This is one of the most common sub-canopy trees in the Tawa native bush reserves.
Source of names:
Genus Melicytus. From Greek ‘meli’ = honey and ‘kytos’ = hollow container. It refers to the staminal nectaries of the flowers. (‘honey cave’). Species = ramiflorus meaning flowers are borne from branches. Māhoe. ‘Ma’ = shame, ‘hoe’ = paddle, meaning, don’t use the wood for paddles.
Whitey wood refers to the light-coloured wood.
- produce white, brittle wood
- dark green leaves with finely serrated edges
- aromatic cream-coloured flowers grow out directly from the wood (termed ‘ramiflory’)
- violet-coloured fruit are consumed by tūī, kererū and gecko lizards
- distinctive leaf skeletons adorn the leaf litter below the trees.

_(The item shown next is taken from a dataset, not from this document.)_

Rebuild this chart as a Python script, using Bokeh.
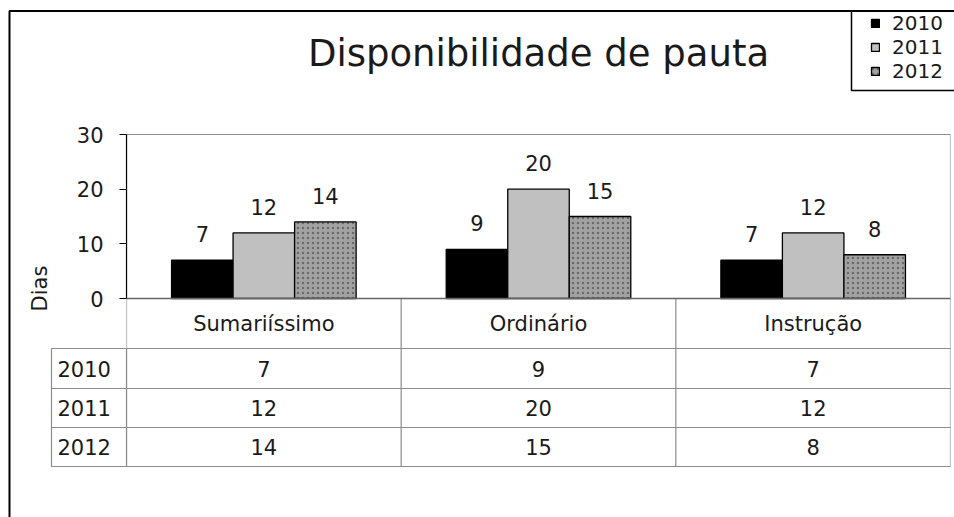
from math import pi
from bokeh.plotting import figure
from bokeh.models import (FactorRange, Range1d, ColumnDataSource, FixedTicker,
                          Legend, LegendItem)
from bokeh.transform import dodge
from bokeh.core.properties import value
from bokeh.embed import file_html
from bokeh.resources import INLINE

# ---- data ----
categories = ["Sumariíssimo", "Ordinário", "Instrução"]
years = ["2010", "2011", "2012"]
v2010 = [7, 9, 7]
v2011 = [12, 20, 12]
v2012 = [14, 15, 8]
y_ticks = [0, 10, 20, 30]
title_text = "Disponibilidade de pauta"
y_label = "Dias"

# ---- layout (page pixels) ----
W, H = 954, 517
FRAME_L, FRAME_R = 126, 950
FRAME_T, FRAME_B = 0, 517
Y0_PX, YTOP_PX = 298, 134
ymax = max(y_ticks)
ppu = (Y0_PX - YTOP_PX) / ymax
col_px = (FRAME_R - FRAME_L) / len(categories)


def dx(px):
    return (px - FRAME_L) / col_px


def dy(py):
    return (Y0_PX - py) / ppu


FONT = "DejaVu Sans"
TXT = "#1a1a1a"
GRID = "#8c8c8c"
FS = value("21px")

p = figure(width=W, height=H, title=None,
           x_range=FactorRange(*categories, range_padding=0),
           y_range=Range1d(dy(FRAME_B), dy(FRAME_T)),
           output_backend="svg", toolbar_location=None,
           x_axis_location=None, y_axis_location="left",
           min_border_left=FRAME_L, min_border_right=W - FRAME_R,
           min_border_top=0, min_border_bottom=0)
p.outline_line_color = None
p.grid.visible = False
p.background_fill_color = "white"
p.border_fill_color = "white"

ax = p.yaxis[0]
ax.ticker = FixedTicker(ticks=y_ticks)
ax.bounds = (0, ymax)
ax.minor_tick_line_color = None
ax.major_tick_out = 7
ax.major_tick_in = 0
ax.axis_line_color = "black"
ax.axis_line_width = 1.2
ax.major_tick_line_color = "black"
ax.major_label_text_font = FONT
ax.major_label_text_font_size = "21px"
ax.major_label_text_color = TXT
ax.major_label_standoff = 16

# plot area box
p.quad(left=[0], right=[len(categories)], bottom=[0], top=[ymax],
       fill_color=None, line_color=GRID, line_width=1.2)

src = ColumnDataSource(dict(
    cat=categories, v2010=v2010, v2011=v2011, v2012=v2012,
    t2010=[str(v) for v in v2010], t2011=[str(v) for v in v2011],
    t2012=[str(v) for v in v2012]))

bw = 0.224
offs = [-bw, 0, bw]
styles = [dict(fill_color="black"),
          dict(fill_color="#c0c0c0"),
          dict(fill_color="#a2a2a2", hatch_pattern="dot", hatch_color="#6a6a6a",
               hatch_scale=5, hatch_weight=2)]
rends = []
for yr, off, st in zip(years, offs, styles):
    r = p.vbar(x=dodge("cat", off, range=p.x_range), top="v" + yr, width=bw,
               source=src, line_color="black", line_width=1.3, **st)
    rends.append(r)
    p.text(x=dodge("cat", off, range=p.x_range), y="v" + yr, text="t" + yr,
           source=src, y_offset=-26, text_align="center", text_baseline="middle",
           text_font=value(FONT), text_font_size=FS, text_color=TXT)

# ---- data table ----
row_lines = [348, 388, 427, 466]
row_centers = [368, 407.5, 446.5]
ncat = len(categories)
bottom = dy(row_lines[-1])
p.segment(x0=[0] * 4, x1=[ncat] * 4, y0=[dy(r) for r in row_lines],
          y1=[dy(r) for r in row_lines], line_color=GRID, line_width=1.2)
p.segment(x0=list(range(ncat + 1)), x1=list(range(ncat + 1)), y0=[0] * (ncat + 1),
          y1=[bottom] * (ncat + 1), line_color=GRID, line_width=1.2)
p.segment(x0=[0], x1=[ncat], y0=[0], y1=[0], line_color="#666666", line_width=1.4)

# year column cells (left of the axis)
p.quad(left=[dx(51)] * 3, right=[0] * 3,
       top=[dy(r) for r in row_lines[:-1]], bottom=[dy(r) for r in row_lines[1:]],
       fill_color=None, line_color=GRID, line_width=1.2, level="overlay")

# header + values
p.text(x="cat", y=dy(323), text="cat", source=src, text_align="center",
       text_baseline="middle", text_font=value(FONT), text_font_size=FS,
       text_color=TXT)
for yr, rc in zip(years, row_centers):
    p.text(x="cat", y=dy(rc), text="t" + yr, source=src, text_align="center",
           text_baseline="middle", text_font=value(FONT), text_font_size=FS,
           text_color=TXT)

ysrc = ColumnDataSource(dict(year=years, x=[dx(57)] * 3, y=[dy(c) for c in row_centers]))
p.text(x="x", y="y", text="year", source=ysrc, text_align="left",
       text_baseline="middle", text_font=value(FONT), text_font_size=FS,
       text_color=TXT, level="overlay")

# y label
p.text(x=[dx(39)], y=[dy(288)], text=[y_label], angle=pi / 2,
       text_align="center", text_baseline="middle", text_font=value(FONT),
       text_font_size=FS, text_color=TXT, level="overlay")

# title
p.text(x=[ncat / 2], y=[dy(53)], text=[title_text], text_align="center",
       text_baseline="middle", text_font=value(FONT), text_font_size=value("37px"),
       text_color=TXT)

# outer chart border and legend box
p.quad(left=[dx(9)], right=[dx(1400)], top=[dy(10.5)], bottom=[dy(1400)],
       fill_color=None, line_color="black", line_width=2, level="overlay")
p.quad(left=[dx(851)], right=[dx(1400)], top=[dy(10.5)], bottom=[dy(90)],
       fill_color=None, line_color="black", line_width=1.5, level="overlay")

legend = Legend(items=[LegendItem(label=yr, renderers=[r]) for yr, r in zip(years, rends)],
                location=(744, 434), border_line_color=None, background_fill_alpha=0,
                glyph_width=10, glyph_height=10, label_standoff=12, padding=5,
                spacing=0, margin=0, label_text_font=FONT, label_text_font_size="20px",
                label_text_color=TXT, label_height=20)
p.add_layout(legend)

open("out.html", "w").write(file_html(p, INLINE))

Leaves infected by epiphytic alga
Commonly, the surfaces of māhoe leaves are infested by ‘Cephaleuros algal leaf spot’ which is an epiphytic alga. While the spots look unsightly, it is considered that this does minimal damage to the tree.
Epicormic shoots in māhoe
Some native trees, such as māhoe, when they become stressed by drought, browsing, or damage caused by wind or fire, the tree sends out epicormic shoots from buds underneath the bark. This is especially evident in some of the māhoe trees near tracks in Redwood Bush.
Uses of māhoe by Māori and early Europeans
- wood was used for the friction method in fire lighting, rubbing it with a piece of harder wood such as tōtara or kaikōmako
- brittle timber used for firewood
- liquid from boiled leaves was used for rheumatism, scabies and to help menstruation and diarrhoea
- berries were mixed with kauri gum to create a pigment for tattoos
- early Europeans burned māhoe wood to produce charcoal for gunpowder.